More than 2,000 game fowl were seized, and all seven members of the Easterling family were indicted on 23 separate counts in federal court. The game fowl had been relinquished to the federal government. The authorities prepared to do what they nearly always do following the closing of a case of a game fowl farm raid: killing all the birds.
However, the Easterlings — three of whom were sentenced to probation and four of whom were sentenced to prison or home detention — discussed with the government to rehome the birds rather than euthanize them.
When federal or state authorities end up euthanizing birds seized from a game fowl farm, it is usually done via lethal injection or carbon dioxide. Each method, if done correctly, leads to a fairly painless death.
Delcinna Winders, director of the Animal Law and Policy Institute at Vermont Law School, argues for the euthanization of game fowls. “It’s really troubling that these birds are just being killed when these busts are happening. It’s something that’s just gone unquestioned for so long.”
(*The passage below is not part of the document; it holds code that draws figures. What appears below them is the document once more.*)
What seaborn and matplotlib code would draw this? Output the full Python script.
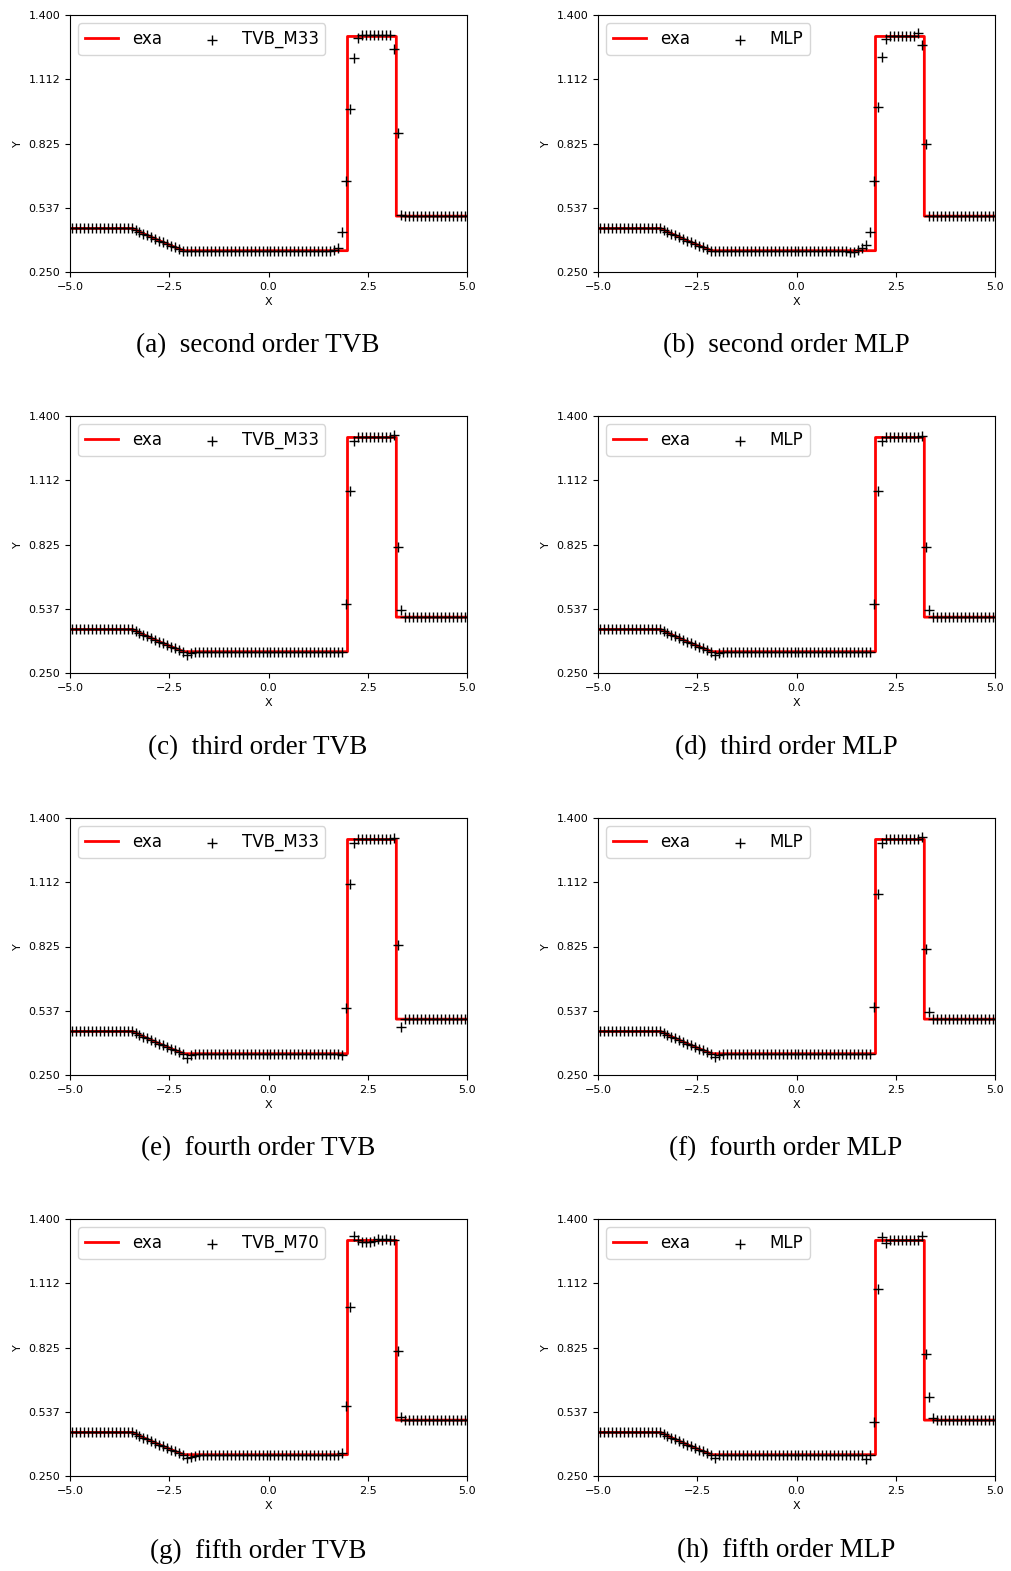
import numpy as np
import matplotlib
matplotlib.use("Agg")
import matplotlib.pyplot as plt
import seaborn as sns

# ---- data -------------------------------------------------------------
# cell centres of the 100-cell grid on [-5, 5]
cell_x = np.round(np.linspace(-4.95, 4.95, 100), 2)

# exact density of the Lax shock tube at t = 1.3
exa_x = [-5.0, -3.42, -3.2, -3.0, -2.8, -2.6, -2.4, -2.2, -2.12, 1.99, 1.99, 3.22, 3.22, 5.0]
exa_rho = [0.445, 0.445, 0.426, 0.410, 0.394, 0.379, 0.364, 0.350, 0.3454,
           0.3454, 1.304, 1.304, 0.5, 0.5]

# numerical density common to all runs away from the discontinuities
base_rho = ([0.445] * 16
            + [0.439, 0.430, 0.422, 0.414, 0.406, 0.398, 0.390,
               0.383, 0.375, 0.368, 0.360, 0.353, 0.346]
            + [0.345] * 41
            + [1.304] * 12
            + [0.5] * 18)

# cell values that differ from the common profile, per run
rho_a = {1.65: 0.350, 1.75: 0.356, 1.85: 0.428, 1.95: 0.657, 2.05: 0.978,
         2.15: 1.206, 2.25: 1.298, 2.35: 1.310, 2.45: 1.310, 2.55: 1.310,
         2.65: 1.310, 2.75: 1.310, 2.85: 1.310, 2.95: 1.310, 3.05: 1.310,
         3.15: 1.248, 3.25: 0.873, 3.35: 0.505}
rho_b = {1.35: 0.340, 1.45: 0.338, 1.55: 0.348, 1.65: 0.356, 1.75: 0.371,
         1.85: 0.429, 1.95: 0.657, 2.05: 0.990, 2.15: 1.213, 2.25: 1.292,
         3.05: 1.318, 3.15: 1.266, 3.25: 0.824}
rho_c = {-2.05: 0.332, -1.95: 0.340, 1.95: 0.558, 2.05: 1.063, 2.15: 1.286,
         3.15: 1.316, 3.25: 0.815, 3.35: 0.532}
rho_d = {-2.05: 0.332, -1.95: 0.340, 1.95: 0.558, 2.05: 1.063, 2.15: 1.286,
         3.15: 1.312, 3.25: 0.815, 3.35: 0.532}
rho_e = {-2.05: 0.328, -1.95: 0.340, 1.85: 0.338, 1.95: 0.552, 2.05: 1.106,
         2.15: 1.290, 3.15: 1.310, 3.25: 0.830, 3.35: 0.467}
rho_f = {-2.05: 0.330, -1.95: 0.340, 1.95: 0.555, 2.05: 1.061, 2.15: 1.287,
         3.15: 1.314, 3.25: 0.815, 3.35: 0.532}
rho_g = {-2.05: 0.332, -1.95: 0.335, -1.85: 0.339, 1.85: 0.352, 1.95: 0.565,
         2.05: 1.005, 2.15: 1.325, 2.25: 1.304, 2.35: 1.297, 2.45: 1.297,
         2.55: 1.297, 2.65: 1.300, 2.75: 1.310, 2.85: 1.305, 2.95: 1.310,
         3.05: 1.307, 3.15: 1.307, 3.25: 0.809, 3.35: 0.515}
rho_h = {-2.05: 0.332, 1.75: 0.324, 1.85: 0.345, 1.95: 0.490, 2.05: 1.087,
         2.15: 1.319, 2.25: 1.292, 3.15: 1.322, 3.25: 0.794, 3.35: 0.605,
         3.45: 0.510}

run_values = [rho_a, rho_b, rho_c, rho_d, rho_e, rho_f, rho_g, rho_h]
run_names = ["TVB_M33", "MLP", "TVB_M33", "MLP", "TVB_M33", "MLP", "TVB_M70", "MLP"]
captions = ["(a)  second order TVB", "(b)  second order MLP",
            "(c)  third order TVB", "(d)  third order MLP",
            "(e)  fourth order TVB", "(f)  fourth order MLP",
            "(g)  fifth order TVB", "(h)  fifth order MLP"]

x_ticks = [-5.0, -2.5, 0.0, 2.5, 5.0]
y_ticks = [0.25, 0.5375, 0.825, 1.1125, 1.4]
y_tick_labels = ["0.250", "0.537", "0.825", "1.112", "1.400"]

# ---- figure -----------------------------------------------------------
W, H = 1011, 1571
fig = plt.figure(figsize=(W / 100, H / 100), dpi=100)
fig.patch.set_facecolor("white")

col_left = [70, 598]
row_top = [15, 416, 818, 1219]
ax_w, ax_h = 397, 257
cap_x = [258, 786]
cap_y = [346, 748, 1149, 1551]

for k in range(8):
    r, c = divmod(k, 2)
    ax = fig.add_axes([col_left[c] / W, 1 - (row_top[r] + ax_h) / H, ax_w / W, ax_h / H])

    rho = np.array(base_rho, dtype=float)
    for xv, val in run_values[k].items():
        rho[np.argmin(np.abs(cell_x - xv))] = val

    sns.lineplot(x=exa_x, y=exa_rho, ax=ax, color="red", linewidth=2.0,
                 sort=False, estimator=None, label="exa")
    sns.scatterplot(x=cell_x, y=rho, ax=ax, marker="+", color="black",
                    s=48, linewidth=1.0, label=run_names[k], zorder=3)

    ax.set_xlim(-5, 5)
    ax.set_ylim(0.25, 1.4)
    ax.set_xticks(x_ticks)
    ax.set_yticks(y_ticks)
    ax.set_yticklabels(y_tick_labels)
    ax.tick_params(labelsize=8, length=3.5, width=0.8)
    ax.set_xlabel("X", fontsize=8, labelpad=4)
    ax.set_ylabel("Y", fontsize=8, labelpad=4)
    for sp in ax.spines.values():
        sp.set_linewidth(0.8)

    ax.legend(loc="upper left", ncol=2, fontsize=12, handlelength=2.0,
              columnspacing=2.0, borderaxespad=0.5)

    fig.text(cap_x[c] / W, 1 - cap_y[r] / H, captions[k], ha="center", va="center",
             fontsize=19.5, family=["Liberation Serif", "DejaVu Serif"])

fig.savefig("out.png", dpi=100)
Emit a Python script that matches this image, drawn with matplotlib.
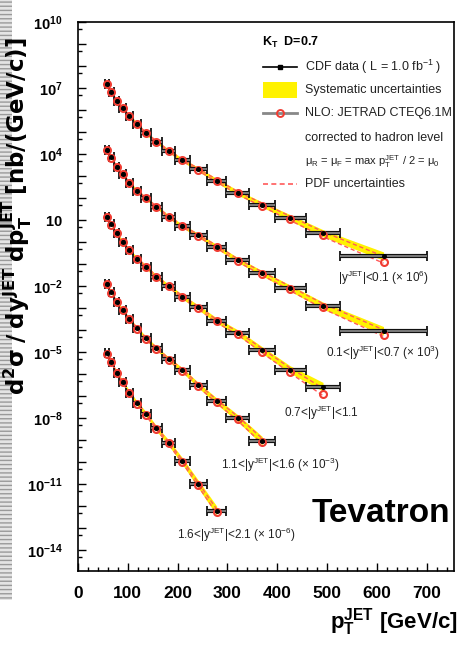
import numpy as np
import matplotlib
matplotlib.use('Agg')
import matplotlib.pyplot as plt
from matplotlib.lines import Line2D
from matplotlib.patches import Rectangle
from matplotlib.ticker import LogLocator, MultipleLocator, FuncFormatter, NullFormatter

plt.rcParams['font.family'] = ['Liberation Sans', 'DejaVu Sans']
plt.rcParams['mathtext.fontset'] = 'custom'
plt.rcParams['mathtext.rm'] = 'Liberation Sans'
plt.rcParams['mathtext.it'] = 'Liberation Sans:italic'
plt.rcParams['mathtext.bf'] = 'Liberation Sans:bold'
plt.rcParams['mathtext.sf'] = 'Liberation Sans'
plt.rcParams['mathtext.default'] = 'rm'

# ---------------- data (log10 of plotted value, scale factors included) ----
pt_edges = [54, 62, 72, 83, 96, 110, 127, 146, 169, 195, 224, 259, 298, 344,
            396, 457, 527, 700]

data_y01 = [7.18, 6.83, 6.42, 6.10, 5.74, 5.36, 4.94, 4.56, 4.14, 3.73, 3.30,
            2.79, 2.24, 1.70, 1.10, 0.40, -0.64]
data_y07 = [4.18, 3.85, 3.42, 3.08, 2.70, 2.33, 1.99, 1.60, 1.15, 0.73, 0.30,
            -0.21, -0.82, -1.42, -2.10, -2.89, -4.03]
data_y11 = [1.15, 0.80, 0.40, 0.02, -0.37, -0.75, -1.12, -1.58, -2.00, -2.49,
            -2.97, -3.57, -4.12, -4.91, -5.80, -6.58]
data_y16 = [-1.91, -2.29, -2.71, -3.09, -3.51, -3.92, -4.38, -4.83, -5.33,
            -5.82, -6.50, -7.23, -8.01, -9.03]
data_y21 = [-5.06, -5.44, -5.94, -6.35, -6.84, -7.33, -7.82, -8.47, -9.12,
            -9.95, -11.00, -12.21]

nlo_y01 = [7.17, 6.82, 6.42, 6.09, 5.73, 5.35, 4.94, 4.55, 4.13, 3.72, 3.28,
           2.77, 2.21, 1.66, 1.04, 0.30, -0.90]
nlo_y07 = [4.17, 3.84, 3.42, 3.07, 2.69, 2.32, 1.98, 1.59, 1.14, 0.72, 0.28,
           -0.23, -0.85, -1.46, -2.15, -2.97, -4.23]
nlo_y11 = [1.14, 0.79, 0.39, 0.01, -0.38, -0.76, -1.13, -1.59, -2.02, -2.51,
           -3.00, -3.61, -4.17, -4.98, -5.90, -6.91]
nlo_y16 = [-1.92, -2.30, -2.72, -3.10, -3.52, -3.93, -4.39, -4.84, -5.35,
           -5.84, -6.53, -7.27, -8.06, -9.10]
nlo_y21 = [-5.07, -5.45, -5.95, -6.36, -6.85, -7.34, -7.84, -8.49, -9.15,
           -9.98, -11.04, -12.27]

# systematic uncertainty (half width, decades)
sys_y01 = [0.06, 0.06, 0.06, 0.06, 0.06, 0.07, 0.07, 0.07, 0.08, 0.08, 0.09,
           0.10, 0.11, 0.12, 0.14, 0.16, 0.19]
sys_y07 = [0.06, 0.06, 0.06, 0.06, 0.06, 0.07, 0.07, 0.07, 0.08, 0.08, 0.09,
           0.10, 0.11, 0.12, 0.14, 0.16, 0.19]
sys_y11 = [0.06, 0.06, 0.06, 0.07, 0.07, 0.07, 0.08, 0.08, 0.09, 0.10, 0.11,
           0.12, 0.13, 0.15, 0.17, 0.20]
sys_y16 = [0.07, 0.07, 0.07, 0.07, 0.08, 0.08, 0.09, 0.09, 0.10, 0.11, 0.12,
           0.14, 0.16, 0.19]
sys_y21 = [0.08, 0.08, 0.08, 0.09, 0.09, 0.10, 0.11, 0.12, 0.13, 0.15, 0.18,
           0.21]

# PDF uncertainty around NLO (decades): up / down
pdfup_y01 = [0.02, 0.02, 0.02, 0.02, 0.03, 0.03, 0.03, 0.04, 0.04, 0.05, 0.06,
             0.07, 0.08, 0.10, 0.13, 0.17, 0.25]
pdfdn_y01 = [0.02, 0.02, 0.02, 0.02, 0.02, 0.02, 0.03, 0.03, 0.03, 0.03, 0.04,
             0.04, 0.05, 0.05, 0.06, 0.06, 0.06]
pdfup_y07 = [0.02, 0.02, 0.02, 0.02, 0.03, 0.03, 0.03, 0.04, 0.04, 0.05, 0.06,
             0.07, 0.08, 0.10, 0.13, 0.17, 0.24]
pdfdn_y07 = [0.02, 0.02, 0.02, 0.02, 0.02, 0.02, 0.03, 0.03, 0.03, 0.03, 0.04,
             0.04, 0.05, 0.05, 0.06, 0.06, 0.06]
pdfup_y11 = [0.02, 0.02, 0.02, 0.03, 0.03, 0.03, 0.04, 0.04, 0.05, 0.06, 0.07,
             0.08, 0.10, 0.13, 0.17, 0.26]
pdfdn_y11 = [0.02, 0.02, 0.02, 0.02, 0.02, 0.03, 0.03, 0.03, 0.03, 0.04, 0.04,
             0.05, 0.05, 0.06, 0.06, 0.07]
pdfup_y16 = [0.02, 0.02, 0.03, 0.03, 0.03, 0.04, 0.04, 0.05, 0.06, 0.07, 0.08,
             0.10, 0.13, 0.17]
pdfdn_y16 = [0.02, 0.02, 0.02, 0.02, 0.03, 0.03, 0.03, 0.03, 0.04, 0.04, 0.05,
             0.05, 0.06, 0.07]
pdfup_y21 = [0.02, 0.03, 0.03, 0.03, 0.04, 0.04, 0.05, 0.06, 0.07, 0.08, 0.10,
             0.13]
pdfdn_y21 = [0.02, 0.02, 0.02, 0.03, 0.03, 0.03, 0.04, 0.04, 0.05, 0.05, 0.06,
             0.07]

bin_labels = [r'|y$^{\rm JET}$|<0.1 ($\times$ 10$^{6}$)',
              r'0.1<|y$^{\rm JET}$|<0.7 ($\times$ 10$^{3}$)',
              r'0.7<|y$^{\rm JET}$|<1.1',
              r'1.1<|y$^{\rm JET}$|<1.6 ($\times$ 10$^{-3}$)',
              r'1.6<|y$^{\rm JET}$|<2.1 ($\times$ 10$^{-6}$)']
label_pt = [614, 613, 489, 407, 319]
label_logy = [-1.64, -5.05, -7.77, -10.14, -13.32]

data_sets = [data_y01, data_y07, data_y11, data_y16, data_y21]
nlo_sets = [nlo_y01, nlo_y07, nlo_y11, nlo_y16, nlo_y21]
sys_sets = [sys_y01, sys_y07, sys_y11, sys_y16, sys_y21]
pdfup_sets = [pdfup_y01, pdfup_y07, pdfup_y11, pdfup_y16, pdfup_y21]
pdfdn_sets = [pdfdn_y01, pdfdn_y07, pdfdn_y11, pdfdn_y16, pdfdn_y21]

# ---------------- figure -------------------------------------------------
W, H = 462, 649
fig = plt.figure(figsize=(W / 100, H / 100), dpi=100)


def fx(x):
    return x / W


def fy(y):
    return 1 - y / H


ax = fig.add_axes([fx(78), fy(571), fx(454) - fx(78), fy(22) - fy(571)])

YELLOW = '#fff200'
RED = '#f03c32'

edges = np.array(pt_edges, dtype=float)
for d, n_, s, pu, pd in zip(data_sets, nlo_sets, sys_sets, pdfup_sets,
                            pdfdn_sets):
    d = np.array(d)
    n_ = np.array(n_)
    s = np.array(s)
    k = len(d)
    lo = edges[:k]
    hi = edges[1:k + 1]
    c = 0.5 * (lo + hi)
    ax.fill_between(c, 10 ** (d - s), 10 ** (d + s), color=YELLOW, lw=0,
                    zorder=1)
    ax.plot(c, 10 ** (n_ + np.array(pu)), ls=(0, (3, 2)), color='#ff5a5a',
            lw=1.0, zorder=2)
    ax.plot(c, 10 ** (n_ - np.array(pd)), ls=(0, (3, 2)), color='#ff5a5a',
            lw=1.0, zorder=2)
    yv = 10 ** d
    ax.errorbar(c, yv, xerr=[c - lo, hi - c], fmt='none', ecolor='#111111',
                elinewidth=3.0, capsize=3.6, capthick=1.3, zorder=3)
    ax.hlines(yv, lo, hi, color='#9a9a9a', lw=1.1, zorder=3.2)
    ax.plot(c, 10 ** n_, 'o', mfc='none', mec=RED, ms=5.0, mew=1.5, zorder=4)
    ax.plot(c, yv, 'o', color='black', ms=2.6, zorder=5)

for lab, lx, ly in zip(bin_labels, label_pt, label_logy):
    ax.text(lx, 10 ** ly, lab, ha='center', va='center', fontsize=8.5,
            color='#222222')

ax.set_xlim(0, 755)
ax.set_yscale('log')
ax.set_ylim(10 ** -14.95, 1e10)

ax.xaxis.set_major_locator(MultipleLocator(100))
ax.xaxis.set_minor_locator(MultipleLocator(20))
ax.yaxis.set_major_locator(LogLocator(base=10, numticks=40))
ax.yaxis.set_minor_locator(LogLocator(base=10, subs=[5.0], numticks=40))
ax.yaxis.set_minor_formatter(NullFormatter())


def yfmt(v, pos):
    e = int(round(np.log10(v)))
    if (e - 1) % 3 != 0:
        return ''
    if e == 1:
        return r'$\mathbf{10}$'
    return r'$\mathbf{10^{%d}}$' % e


ax.yaxis.set_major_formatter(FuncFormatter(yfmt))
ax.tick_params(axis='both', which='both', direction='in', width=1.0)
ax.tick_params(axis='x', labelsize=12.5, pad=11)
ax.tick_params(axis='y', labelsize=10.5, pad=11)
ax.tick_params(axis='both', which='major', length=6)
ax.tick_params(axis='both', which='minor', length=3)
for t in ax.get_xticklabels():
    t.set_fontweight('bold')
for sp in ax.spines.values():
    sp.set_linewidth(1.2)

# axis titles
fig.text(fx(458), fy(622), r'$\mathbf{p_T^{JET}}$ [GeV/c]', ha='right',
         va='center', fontsize=16, fontweight='bold')
fig.text(fx(16.5), fy(216),
         r'$\mathbf{d^2\sigma\;/\;dy^{JET}\;dp_T^{JET}\;[nb/(GeV/c)]}$',
         rotation=90, ha='center', va='center', fontsize=16.5,
         math_fontfamily='dejavusans')

fig.text(fx(381), fy(514), 'Tevatron', ha='center', va='center',
         fontsize=24, fontweight='bold')

# legend (drawn manually to match layout)
fig.text(fx(262), fy(42), r'$\mathbf{K_T}$  D=0.7', ha='left', va='center',
         fontsize=9, fontweight='bold')
hx0, hx1, hxm, tx = 263, 297, 280, 305
fig.add_artist(Line2D([fx(hx0), fx(hx1)], [fy(67), fy(67)], color='black',
                      lw=1.2, transform=fig.transFigure))
fig.add_artist(Line2D([fx(hxm)], [fy(67)], marker='s', color='black', ms=3.5,
                      transform=fig.transFigure))
fig.add_artist(Rectangle((fx(hx0), fy(98)), fx(hx1) - fx(hx0),
                         fy(82) - fy(98), color=YELLOW, lw=0,
                         transform=fig.transFigure))
fig.add_artist(Line2D([fx(hx0), fx(hx1)], [fy(113), fy(113)], color='#888888',
                      lw=2.0, transform=fig.transFigure))
fig.add_artist(Line2D([fx(hxm)], [fy(113)], marker='o', mfc='none', mec=RED,
                      ms=5, mew=1.4, transform=fig.transFigure))
fig.add_artist(Line2D([fx(hx0), fx(hx1)], [fy(184), fy(184)], color='#ff5a5a',
                      lw=1.2, ls=(0, (3, 2)), transform=fig.transFigure))
leg_rows = [(67, r'CDF data ( L = 1.0 fb$^{-1}$ )', 9),
            (90, 'Systematic uncertainties', 9),
            (113, 'NLO: JETRAD CTEQ6.1M', 9),
            (138, 'corrected to hadron level', 9),
            (162, r'$\mu_R$ = $\mu_F$ = max p$_T^{JET}$ / 2 = $\mu_0$', 8),
            (184, 'PDF uncertainties', 9)]
for yy, txt, fs in leg_rows:
    fig.text(fx(tx), fy(yy), txt, ha='left', va='center', fontsize=fs,
             color='#222222')

# grey strip at the left edge of the picture
fig.add_artist(Rectangle((0, fy(600)), fx(12), fy(0) - fy(600),
                         facecolor='#e4e4e4', edgecolor='#9a9a9a', lw=0,
                         hatch='----', transform=fig.transFigure))

fig.savefig('out.png', dpi=100)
Patrice Jones, founder, and director of VINE Sanctuary, an organization based in Vermont that specializes in rehabilitating game fowl, took in-game fowls from the Easterling’s farm. Jones has received scores of notes from cockfighters, telling her that the birds cannot live together without killing one another. However, in Jones’s 20 years of rehabilitation, she says that almost every one of her game fowl has learned to live together without restraints.
Jones was aware that, in a sense, she was working with cockfighters to protect the birds. She noted wryly that the people who cared most for the roosters were her and the cockfighters.
“So many of these men that engage in cockfighting seem to really enjoy the time they spend with the roosters,” she said. “It’s tragic, really, in every sense of the word, that boys that grow up wanting to be close with animals don’t have ways to do that that don’t involve hurting animals.”